As medical students we are often made to feel like an annoyance to everyone: the attending who can’t be bothered to teach yet another new batch of newbies, the nurse who wishes we would get out of their way so he/she can do their job, the resident who is post call and just wants a bed, and yes, even sometimes the patient who at times view us as yet another person who will do the same thing to them that 3 other people had already done that day. However, after having heard the stories and discussed with fellow colleagues at the camp today, I realize that I should not let anyone make me feel like a hassle. I should take ownership of my assigned patient and do my absolute best to help them. I need to not be kept in the sidelines, but to be in the trenches with the patient and to advocate for them as hard as I can even when others in the care team gloss over the issues.
Often medical students are seen as an extra appendage to the team, with or without which the team would function perfectly well. But after hearing the heart breaking stories about patients who wanted to be heard, and everyone in the health care system was ignoring them, I want to be their voice within the team and even within the system. For both, now as a medical student and later on in my career, these stories have really opened my eyes to how so many of us narrow down the patient to a principle diagnosis and forget to see the patient as a whole. I refuse to do that any more after hearing the devastating consequences.

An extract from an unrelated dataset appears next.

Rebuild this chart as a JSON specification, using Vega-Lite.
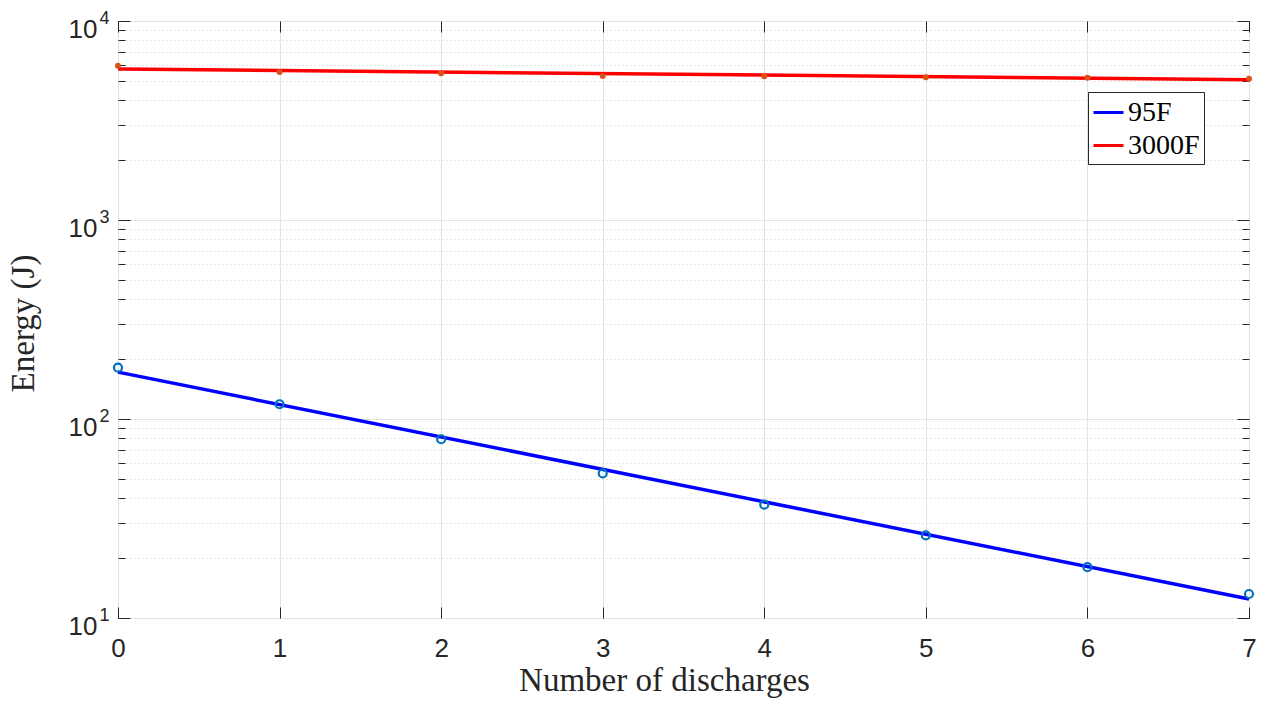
{
  "$schema": "https://vega.github.io/schema/vega-lite/v6.json",
  "width": 1131,
  "height": 597,
  "autosize": {"type": "none"},
  "padding": {"left": 118, "top": 21, "right": 12, "bottom": 86},
  "background": "white",
  "config": {
    "view": {"stroke": "#262626", "strokeWidth": 1},
    "axis": {
      "labelFont": "Liberation Sans",
      "labelColor": "#262626",
      "titleFont": "Liberation Serif",
      "titleColor": "#262626",
      "titleFontWeight": "normal",
      "domain": false,
      "tickColor": "#262626",
      "tickWidth": 1,
      "labelFlush": false,
      "labelOverlap": false,
      "labelBound": false
    },
    "legend": {
      "orient": "none",
      "legendX": 970,
      "legendY": 71,
      "fillColor": "white",
      "strokeColor": "#262626",
      "strokeWidth": 1,
      "padding": 4,
      "labelFont": "Liberation Serif",
      "labelFontSize": 28,
      "labelColor": "black",
      "symbolType": "stroke",
      "symbolSize": 900,
      "symbolStrokeWidth": 3,
      "rowPadding": 2,
      "labelOffset": 3
    }
  },
  "data": {
    "values": [
      {"series": "95F", "kind": "fit", "n": 0, "energy": 172},
      {"series": "95F", "kind": "fit", "n": 7, "energy": 12.45},
      {"series": "3000F", "kind": "fit", "n": 0, "energy": 5740},
      {"series": "3000F", "kind": "fit", "n": 7, "energy": 5070},
      {"series": "95F", "kind": "data", "n": 0, "energy": 181},
      {"series": "95F", "kind": "data", "n": 1, "energy": 118.6},
      {"series": "95F", "kind": "data", "n": 2, "energy": 79.1},
      {"series": "95F", "kind": "data", "n": 3, "energy": 53.3},
      {"series": "95F", "kind": "data", "n": 4, "energy": 37.1},
      {"series": "95F", "kind": "data", "n": 5, "energy": 26.0},
      {"series": "95F", "kind": "data", "n": 6, "energy": 18.0},
      {"series": "95F", "kind": "data", "n": 7, "energy": 13.2},
      {"series": "3000F", "kind": "data", "n": 0, "energy": 5963},
      {"series": "3000F", "kind": "data", "n": 1, "energy": 5541},
      {"series": "3000F", "kind": "data", "n": 2, "energy": 5459},
      {"series": "3000F", "kind": "data", "n": 3, "energy": 5291},
      {"series": "3000F", "kind": "data", "n": 4, "energy": 5273},
      {"series": "3000F", "kind": "data", "n": 5, "energy": 5213},
      {"series": "3000F", "kind": "data", "n": 6, "energy": 5189},
      {"series": "3000F", "kind": "data", "n": 7, "energy": 5129}
    ]
  },
  "layer": [
    {
      "transform": [{"filter": "datum.kind === 'fit' && datum.series === '95F'"}],
      "mark": {"type": "line", "strokeWidth": 3.5},
      "encoding": {
        "x": {
          "field": "n", "type": "quantitative",
          "scale": {"domain": [0, 7], "nice": false},
          "axis": {
            "orient": "bottom", "values": [0, 1, 2, 3, 4, 5, 6, 7],
            "ticks": false, "labelFontSize": 26, "labelPadding": 38, "labelBaseline": "alphabetic",
            "grid": true, "gridColor": "#e3e3e3", "gridWidth": 1,
            "title": "Number of discharges", "titleFontSize": 33,
            "titleX": 546, "titleY": 72, "titleBaseline": "alphabetic", "titleAlign": "center"
          }
        },
        "y": {
          "field": "energy", "type": "quantitative",
          "scale": {"type": "log", "domain": [10, 10000], "nice": false},
          "axis": {
            "orient": "left", "values": [10, 100, 1000, 10000],
            "labelExpr": "'10'", "ticks": false, "grid": false,
            "labelFontSize": 26, "labelPadding": 21, "labelAlign": "right",
            "labelBaseline": "alphabetic", "labelOffset": 16,
            "title": "Energy (J)", "titleFontSize": 33, "titleAngle": -90,
            "titleX": -85, "titleY": 302, "titleBaseline": "alphabetic", "titleAlign": "center"
          }
        },
        "color": {
          "field": "series", "type": "nominal",
          "scale": {"domain": ["95F", "3000F"], "range": ["#0000ff", "#ff0000"]},
          "legend": {"title": null}
        }
      }
    },
    {
      "transform": [{"filter": "datum.kind === 'fit' && datum.series === '3000F'"}],
      "mark": {"type": "line", "strokeWidth": 3.5},
      "encoding": {
        "x": {
          "field": "n", "type": "quantitative",
          "scale": {"domain": [0, 7], "nice": false},
          "axis": {
            "orient": "bottom", "values": [0, 1, 2, 3, 4, 5, 6, 7],
            "labels": false, "ticks": true, "tickSize": -11, "grid": false, "title": null
          }
        },
        "y": {
          "field": "energy", "type": "quantitative",
          "scale": {"type": "log", "domain": [10, 10000], "nice": false},
          "axis": {
            "orient": "left", "values": [10, 100, 1000, 10000],
            "labelExpr": "'' + round(log(datum.value) / LN10)", "ticks": false, "grid": false,
            "labelFontSize": 18, "labelPadding": 9, "labelAlign": "right",
            "labelBaseline": "alphabetic", "labelOffset": 2, "title": null
          }
        },
        "color": {
          "field": "series", "type": "nominal",
          "scale": {"domain": ["95F", "3000F"], "range": ["#0000ff", "#ff0000"]},
          "legend": {"title": null}
        }
      }
    },
    {
      "transform": [{"filter": "datum.kind === 'data' && datum.series === '95F'"}],
      "mark": {"type": "point", "shape": "circle", "filled": false, "stroke": "#0072BD", "strokeWidth": 2.2, "size": 64, "opacity": 1},
      "encoding": {
        "x": {
          "field": "n", "type": "quantitative",
          "scale": {"domain": [0, 7], "nice": false},
          "axis": {
            "orient": "top", "values": [0, 1, 2, 3, 4, 5, 6, 7],
            "labels": false, "ticks": true, "tickSize": -11, "grid": false, "title": null
          }
        },
        "y": {
          "field": "energy", "type": "quantitative",
          "scale": {"type": "log", "domain": [10, 10000], "nice": false},
          "axis": {
            "orient": "left",
            "values": [10, 20, 30, 40, 50, 60, 70, 80, 90, 100, 200, 300, 400, 500, 600, 700, 800, 900, 1000, 2000, 3000, 4000, 5000, 6000, 7000, 8000, 9000, 10000],
            "labels": false, "ticks": true,
            "tickSize": {"condition": {"test": "indexof([10, 100, 1000, 10000], datum.value) >= 0", "value": -12}, "value": -7},
            "grid": true,
            "gridColor": {"condition": {"test": "indexof([10, 100, 1000, 10000], datum.value) >= 0", "value": "#e3e3e3"}, "value": "#cfcfcf"},
            "gridDash": {"condition": {"test": "indexof([10, 100, 1000, 10000], datum.value) >= 0", "value": []}, "value": [1, 3]},
            "title": null
          }
        }
      }
    },
    {
      "transform": [{"filter": "datum.kind === 'data' && datum.series === '3000F'"}],
      "mark": {"type": "point", "shape": "circle", "filled": true, "color": "#D95319", "size": 36, "opacity": 1},
      "encoding": {
        "x": {
          "field": "n", "type": "quantitative",
          "scale": {"domain": [0, 7], "nice": false},
          "axis": null
        },
        "y": {
          "field": "energy", "type": "quantitative",
          "scale": {"type": "log", "domain": [10, 10000], "nice": false},
          "axis": {
            "orient": "right",
            "values": [10, 20, 30, 40, 50, 60, 70, 80, 90, 100, 200, 300, 400, 500, 600, 700, 800, 900, 1000, 2000, 3000, 4000, 5000, 6000, 7000, 8000, 9000, 10000],
            "labels": false, "ticks": true,
            "tickSize": {"condition": {"test": "indexof([10, 100, 1000, 10000], datum.value) >= 0", "value": -12}, "value": -7},
            "grid": false, "title": null
          }
        }
      }
    }
  ],
  "resolve": {"axis": {"x": "independent", "y": "independent"}}
}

For me, I feel like this camp has come at a perfect time where I’m still very early on in my clinical experiences and therefore still malleable to change and to implementing all the alterations I know we must do to improve our health care provision. It has only been one day but my perspective on patient care has completely been shifted. I understand now what this phrase ‘patient-centered care’ which doctors always use to sound sophisticated really means. It took listening to the family members of patients harmed by us to help me really see the world from a patient’s perspective. I hope I will forever carry that with me, and use it to improve my practice each and every day.